Implementing the testing harness: Stork.java

The core tokenization classes are driven by an additional test harness class captured in Stork.java. This class exposes a simple REPL that takes a series of lines as user input and emits the tokens contained in the input line.

Downloading and Running Stork

Stork is designed to be easy to download, build, and run. As along as you have Git, Maven, and a JDK installed, you can get Stork up and running on your computer like this:

$ git clone https://github.com/sigpwned/stork.git
$ cd stork
$ git checkout lesson1
$ mvn compile
$ cd target/classes
$ java com.sigpwned.stork.Stork
>>> hello world if 5.0 6 17 "hello"
    SYMBOL  hello
    SYMBOL  world
    IF      if
    FLOAT   5.0
    INT     6
    INT     17
    STRING  hello
>>> ^D
$

Next Lesson: Parsing

The next step in building Stork will be to transform the tokenizer’s token stream into syntactical models called ASTs using a process called “parsing”. The next lesson will cover how to build a recursive descent parser by hand to implement simple mathematical expressions, and this parser will continue to be extended throughout the course as Stork gains more and more features.

Exercises

  1. Right now, Stork only allows letters in its keywords and variable names. Would it be a good idea to let users start variable names with an underscore? How about a number?
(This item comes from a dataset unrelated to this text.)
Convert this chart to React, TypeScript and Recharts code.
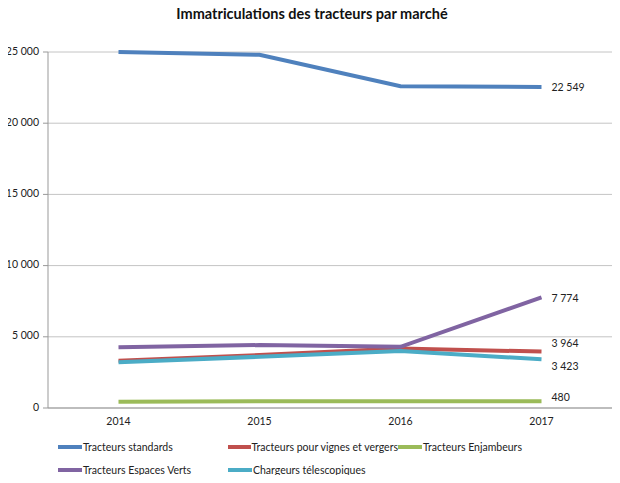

Why or why not?
  2. Modify the program to allow users to include underscores in variable names.
  3. Modify the program to recognize the new keyword end.

Footnotes

1. In practice, it is not necessary to make token types fully resolvable from only the token’s first character. Some tokenization-time ambiguity can be resolved by inspecting preceding tokens or by passing the tokenizer “hints” about what token meta type the parser is expecting next. However, as a design principle, it’s best to avoid this level of sophistication during tokenization without a Very Good Reason.